Andreas was hired with the express understanding that Brayton would be responsible for covering him with legal malpractice insurance and during the first five years this coverage was provided by a traditional third-party legal malpractice insurer, the complaint says.

Within two years of hiring, Andreas was assigned to the designated trial division of the firm. This was a small group of attorneys whose sole responsibility was to try the firm’s cases. Andreas worked exclusively in this capacity until he was terminated in 2008.

A separate department in the firm was dedicated solely to the preparation and filing of bankrupcy claim forms on behalf of the firm’s clients. These forms were filed with various Asbestos Settlement and/or Bankruptcy Trusts, often referred to as “Asbestos Trusts” or “Settlement Trusts.”

Importantly, during the last 10 years of his employment, Andreas states, he had “virtually no involvement with Defendants’ cases until they were assigned to the trial department.” In other words, he had no involvement in the preparation and filing of the claims.

According to the complaint, about five years after Andreas became employed by the firm, Brayton announced he no longer would pay for third-party malpractice insurance but the firm would be self-insured instead. He assured the associates that money would be set aside in an account specifically earmarked for malpractice defense and indemnity purposes.

Brayton further promised the assoicates, Andreas asserts, that their “malpractice defense coverage and indemnity rights would not be altered, qualified or diminished in any way by this development,” and he made further assurances along those lines.

The complaint devotes several pages to the revival of the Western Asbestos Company by Brayton and the “goal, laudable on its face” to uncover Western’s untapped liability insurance coverage policies so that asbestos victims could receive compensation.

The net result of this process was the “accumulation of hundreds of millions of dollars in default judgments in favor of Defendants’ clients” which were subsequently paid out of the roughly $2 billion in settlements obtained from several Western insurer defendants that were place in the Western Asbestos Settlement Trust.
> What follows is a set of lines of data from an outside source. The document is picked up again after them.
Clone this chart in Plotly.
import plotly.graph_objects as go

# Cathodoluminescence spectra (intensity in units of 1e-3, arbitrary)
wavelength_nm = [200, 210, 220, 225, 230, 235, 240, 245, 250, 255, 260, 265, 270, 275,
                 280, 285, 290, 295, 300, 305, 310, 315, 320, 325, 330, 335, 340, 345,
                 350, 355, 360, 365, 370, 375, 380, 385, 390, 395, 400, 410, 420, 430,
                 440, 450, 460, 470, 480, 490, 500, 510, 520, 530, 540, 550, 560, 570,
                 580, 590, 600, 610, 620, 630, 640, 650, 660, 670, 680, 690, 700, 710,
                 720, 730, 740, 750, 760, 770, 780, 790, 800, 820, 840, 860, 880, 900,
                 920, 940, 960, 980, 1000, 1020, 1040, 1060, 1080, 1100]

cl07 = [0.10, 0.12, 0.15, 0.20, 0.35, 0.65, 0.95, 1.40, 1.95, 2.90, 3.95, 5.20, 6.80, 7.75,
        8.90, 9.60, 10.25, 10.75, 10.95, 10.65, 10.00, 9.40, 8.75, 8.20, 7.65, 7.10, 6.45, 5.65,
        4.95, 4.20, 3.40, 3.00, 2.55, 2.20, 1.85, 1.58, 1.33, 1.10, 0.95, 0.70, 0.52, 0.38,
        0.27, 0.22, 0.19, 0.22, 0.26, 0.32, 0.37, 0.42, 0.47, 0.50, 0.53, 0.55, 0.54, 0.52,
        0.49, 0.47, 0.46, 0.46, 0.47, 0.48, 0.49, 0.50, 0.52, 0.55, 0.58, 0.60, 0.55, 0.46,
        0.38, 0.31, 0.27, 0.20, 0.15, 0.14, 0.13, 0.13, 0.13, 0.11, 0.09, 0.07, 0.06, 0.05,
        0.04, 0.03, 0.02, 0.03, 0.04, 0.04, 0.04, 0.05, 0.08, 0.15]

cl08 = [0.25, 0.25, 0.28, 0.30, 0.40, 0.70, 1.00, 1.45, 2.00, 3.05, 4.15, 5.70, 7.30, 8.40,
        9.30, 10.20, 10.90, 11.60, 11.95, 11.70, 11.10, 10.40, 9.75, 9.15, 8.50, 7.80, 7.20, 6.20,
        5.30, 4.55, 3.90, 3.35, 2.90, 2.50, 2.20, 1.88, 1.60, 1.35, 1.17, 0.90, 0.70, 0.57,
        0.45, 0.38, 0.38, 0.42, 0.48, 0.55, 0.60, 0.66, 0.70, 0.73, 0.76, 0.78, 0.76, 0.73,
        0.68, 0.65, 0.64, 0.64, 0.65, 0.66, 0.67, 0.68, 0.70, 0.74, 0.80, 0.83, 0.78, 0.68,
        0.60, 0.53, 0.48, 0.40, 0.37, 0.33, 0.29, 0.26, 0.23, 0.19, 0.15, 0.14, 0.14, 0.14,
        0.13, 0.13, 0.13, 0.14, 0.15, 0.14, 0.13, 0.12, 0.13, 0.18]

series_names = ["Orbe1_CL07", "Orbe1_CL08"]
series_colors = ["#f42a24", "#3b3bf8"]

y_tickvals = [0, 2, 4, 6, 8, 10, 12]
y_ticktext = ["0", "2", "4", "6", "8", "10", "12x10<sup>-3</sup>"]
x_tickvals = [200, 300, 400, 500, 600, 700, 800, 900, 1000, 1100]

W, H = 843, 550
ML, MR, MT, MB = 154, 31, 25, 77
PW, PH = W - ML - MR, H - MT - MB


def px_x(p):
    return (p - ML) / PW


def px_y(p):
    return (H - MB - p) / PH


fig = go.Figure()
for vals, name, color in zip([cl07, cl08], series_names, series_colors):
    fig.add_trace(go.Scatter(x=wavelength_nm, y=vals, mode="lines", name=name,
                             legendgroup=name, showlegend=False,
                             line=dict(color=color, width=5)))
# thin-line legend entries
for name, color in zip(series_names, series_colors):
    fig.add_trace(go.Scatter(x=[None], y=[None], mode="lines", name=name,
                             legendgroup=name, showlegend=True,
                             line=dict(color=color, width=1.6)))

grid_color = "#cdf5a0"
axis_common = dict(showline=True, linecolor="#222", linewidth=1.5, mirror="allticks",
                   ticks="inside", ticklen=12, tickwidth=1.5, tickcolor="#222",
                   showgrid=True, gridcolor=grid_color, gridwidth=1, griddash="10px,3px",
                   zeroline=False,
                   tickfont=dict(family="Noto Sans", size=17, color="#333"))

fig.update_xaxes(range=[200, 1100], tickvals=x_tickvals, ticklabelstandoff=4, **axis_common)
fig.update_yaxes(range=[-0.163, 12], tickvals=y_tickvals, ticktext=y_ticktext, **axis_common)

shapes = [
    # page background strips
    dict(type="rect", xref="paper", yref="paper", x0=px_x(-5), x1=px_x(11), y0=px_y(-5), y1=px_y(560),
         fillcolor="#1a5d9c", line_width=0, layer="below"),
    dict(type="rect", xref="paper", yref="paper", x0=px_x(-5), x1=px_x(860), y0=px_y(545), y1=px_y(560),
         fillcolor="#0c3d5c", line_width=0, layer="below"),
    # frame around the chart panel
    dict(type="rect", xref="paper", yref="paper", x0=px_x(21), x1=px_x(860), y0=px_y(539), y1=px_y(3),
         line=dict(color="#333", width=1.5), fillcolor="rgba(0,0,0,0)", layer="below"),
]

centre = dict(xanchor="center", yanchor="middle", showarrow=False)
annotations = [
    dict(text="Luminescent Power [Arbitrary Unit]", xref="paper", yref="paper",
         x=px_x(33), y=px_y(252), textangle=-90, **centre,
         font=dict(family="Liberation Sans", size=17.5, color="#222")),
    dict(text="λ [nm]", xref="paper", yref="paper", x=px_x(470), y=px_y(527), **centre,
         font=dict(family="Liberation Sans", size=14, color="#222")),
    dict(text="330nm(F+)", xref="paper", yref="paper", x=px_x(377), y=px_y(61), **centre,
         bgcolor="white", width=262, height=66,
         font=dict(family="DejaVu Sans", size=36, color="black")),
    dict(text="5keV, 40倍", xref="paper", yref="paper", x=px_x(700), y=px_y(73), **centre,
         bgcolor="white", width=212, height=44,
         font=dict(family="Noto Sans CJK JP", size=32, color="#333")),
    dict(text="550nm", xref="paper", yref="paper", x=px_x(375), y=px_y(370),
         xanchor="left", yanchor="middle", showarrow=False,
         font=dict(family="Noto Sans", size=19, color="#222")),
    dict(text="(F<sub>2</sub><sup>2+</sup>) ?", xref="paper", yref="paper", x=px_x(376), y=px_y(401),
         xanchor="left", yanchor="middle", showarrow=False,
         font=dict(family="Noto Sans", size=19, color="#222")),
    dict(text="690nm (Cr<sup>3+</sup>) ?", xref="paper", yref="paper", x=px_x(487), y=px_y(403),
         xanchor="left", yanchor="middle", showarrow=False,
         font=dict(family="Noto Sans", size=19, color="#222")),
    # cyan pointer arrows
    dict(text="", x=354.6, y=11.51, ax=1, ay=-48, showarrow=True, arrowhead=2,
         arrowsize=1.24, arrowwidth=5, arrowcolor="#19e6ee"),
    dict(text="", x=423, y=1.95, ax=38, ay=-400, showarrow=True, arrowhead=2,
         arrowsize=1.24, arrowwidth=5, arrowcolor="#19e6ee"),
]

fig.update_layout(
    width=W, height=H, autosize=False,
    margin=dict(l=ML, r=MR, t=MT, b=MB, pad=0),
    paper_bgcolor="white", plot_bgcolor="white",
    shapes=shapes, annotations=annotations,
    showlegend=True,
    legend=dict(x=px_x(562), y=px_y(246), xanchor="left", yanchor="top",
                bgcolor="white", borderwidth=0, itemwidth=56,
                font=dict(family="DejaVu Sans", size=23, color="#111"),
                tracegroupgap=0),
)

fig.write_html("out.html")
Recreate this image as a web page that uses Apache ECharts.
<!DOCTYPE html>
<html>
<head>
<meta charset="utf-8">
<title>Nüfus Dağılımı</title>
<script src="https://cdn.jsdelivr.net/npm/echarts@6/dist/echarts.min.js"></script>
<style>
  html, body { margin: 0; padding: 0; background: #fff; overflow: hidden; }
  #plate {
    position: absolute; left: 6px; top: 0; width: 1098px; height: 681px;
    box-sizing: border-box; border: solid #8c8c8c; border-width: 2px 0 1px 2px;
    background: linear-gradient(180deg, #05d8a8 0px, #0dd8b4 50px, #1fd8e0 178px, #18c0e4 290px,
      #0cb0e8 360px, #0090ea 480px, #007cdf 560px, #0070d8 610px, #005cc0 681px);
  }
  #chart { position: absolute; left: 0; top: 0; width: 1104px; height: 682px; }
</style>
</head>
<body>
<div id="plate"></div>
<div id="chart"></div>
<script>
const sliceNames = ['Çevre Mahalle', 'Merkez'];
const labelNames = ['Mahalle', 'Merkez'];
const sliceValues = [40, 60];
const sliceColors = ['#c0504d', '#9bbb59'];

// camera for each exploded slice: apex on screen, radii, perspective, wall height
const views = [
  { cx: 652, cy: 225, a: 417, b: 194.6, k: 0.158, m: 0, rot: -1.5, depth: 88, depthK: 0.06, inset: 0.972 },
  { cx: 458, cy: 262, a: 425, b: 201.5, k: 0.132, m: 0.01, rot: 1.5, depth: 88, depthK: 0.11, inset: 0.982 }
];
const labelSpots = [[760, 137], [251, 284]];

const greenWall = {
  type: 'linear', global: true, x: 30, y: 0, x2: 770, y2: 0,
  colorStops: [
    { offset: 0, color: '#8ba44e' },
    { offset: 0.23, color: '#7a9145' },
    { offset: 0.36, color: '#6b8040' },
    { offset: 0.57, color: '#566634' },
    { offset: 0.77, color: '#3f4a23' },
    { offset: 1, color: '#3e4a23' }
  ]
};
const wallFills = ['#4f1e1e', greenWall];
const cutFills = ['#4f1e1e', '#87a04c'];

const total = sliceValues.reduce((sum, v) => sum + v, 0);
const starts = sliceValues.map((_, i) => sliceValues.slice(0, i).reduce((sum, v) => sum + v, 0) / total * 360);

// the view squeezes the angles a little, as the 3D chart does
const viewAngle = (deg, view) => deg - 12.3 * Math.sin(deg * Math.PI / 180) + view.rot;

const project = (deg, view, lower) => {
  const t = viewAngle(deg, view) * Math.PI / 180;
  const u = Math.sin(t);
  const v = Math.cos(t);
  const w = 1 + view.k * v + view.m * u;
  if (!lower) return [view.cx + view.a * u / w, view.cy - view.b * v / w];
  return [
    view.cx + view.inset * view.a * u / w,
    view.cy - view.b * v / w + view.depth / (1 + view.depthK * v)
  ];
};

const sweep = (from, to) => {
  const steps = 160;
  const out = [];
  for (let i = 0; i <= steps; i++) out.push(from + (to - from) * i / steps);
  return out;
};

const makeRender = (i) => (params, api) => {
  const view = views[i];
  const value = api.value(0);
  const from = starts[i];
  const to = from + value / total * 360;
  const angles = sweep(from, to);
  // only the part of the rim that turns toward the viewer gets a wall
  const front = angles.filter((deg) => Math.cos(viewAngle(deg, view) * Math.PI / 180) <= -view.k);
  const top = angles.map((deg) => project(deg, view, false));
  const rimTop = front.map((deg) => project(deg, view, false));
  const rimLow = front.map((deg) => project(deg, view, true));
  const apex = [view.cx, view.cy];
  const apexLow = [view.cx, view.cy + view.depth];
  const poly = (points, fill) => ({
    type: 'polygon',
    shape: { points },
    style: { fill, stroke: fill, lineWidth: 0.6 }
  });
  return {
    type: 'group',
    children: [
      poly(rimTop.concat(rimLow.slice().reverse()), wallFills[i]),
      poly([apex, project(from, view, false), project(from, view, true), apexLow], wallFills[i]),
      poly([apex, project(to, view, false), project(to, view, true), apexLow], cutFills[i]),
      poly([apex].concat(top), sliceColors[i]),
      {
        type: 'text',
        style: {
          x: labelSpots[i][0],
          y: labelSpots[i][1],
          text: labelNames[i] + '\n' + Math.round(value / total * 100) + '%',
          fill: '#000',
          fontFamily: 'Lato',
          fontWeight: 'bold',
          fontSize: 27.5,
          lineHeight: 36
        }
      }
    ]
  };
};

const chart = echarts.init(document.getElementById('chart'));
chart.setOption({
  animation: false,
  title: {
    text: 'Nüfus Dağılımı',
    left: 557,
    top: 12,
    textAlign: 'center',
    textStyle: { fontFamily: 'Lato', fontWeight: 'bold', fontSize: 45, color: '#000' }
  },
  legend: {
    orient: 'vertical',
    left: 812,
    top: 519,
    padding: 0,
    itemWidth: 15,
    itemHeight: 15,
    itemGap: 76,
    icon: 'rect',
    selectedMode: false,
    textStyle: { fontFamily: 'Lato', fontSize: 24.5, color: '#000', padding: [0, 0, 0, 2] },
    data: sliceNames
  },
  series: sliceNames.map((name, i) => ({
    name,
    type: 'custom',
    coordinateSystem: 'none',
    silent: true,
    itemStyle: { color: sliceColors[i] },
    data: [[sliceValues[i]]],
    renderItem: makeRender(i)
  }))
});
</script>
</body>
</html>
Brayton was on the advisory board of the Western Trust, the complaint says.

The complaint reads in respect of an Ohio Supreme Court action involving the firm:


According to the Court, Attorney Andreas was found to have engaged in a number of deceptive and unethical practices. Id. None of the fifty-three other partners and associates of Brayton Purcell were determined to have done anything inappropriate. To the contrary, the case against Attorney Andreas was built partly upon the candid testimony of one of the firm’s principals, Alan Brayton, Esq.
Brayton Purcell’s substantial stake in the proceedings became apparent the moment the startling Order & Opinion was issued on January 18, 2007. All of Judge Hanna’s findings of misconduct involved Attorney Andreas. No evidence was cited suggesting that he had been engaging in any misconduct with the knowledge and blessing of Brayton Purcell management.

Andreas asserts that the Ohio Order was “replete with conduct specific findngs that had nothing whatsoever to do with [Andreas] and for which he bore no responsibility,” and that the only truthful statement in the Ohio Memo was that he was “licensed to practice law in California and was a member of Brayton Purcell” but not a partner with ownership interest.

Needless to say, the relationship between Andreas and the firm and its principals, especially Alan Brayton, continued to deteriorate. There are numerous conflicts and breaches over compenstation, indemnification, and the paying of attorney fees alleged in the complaint.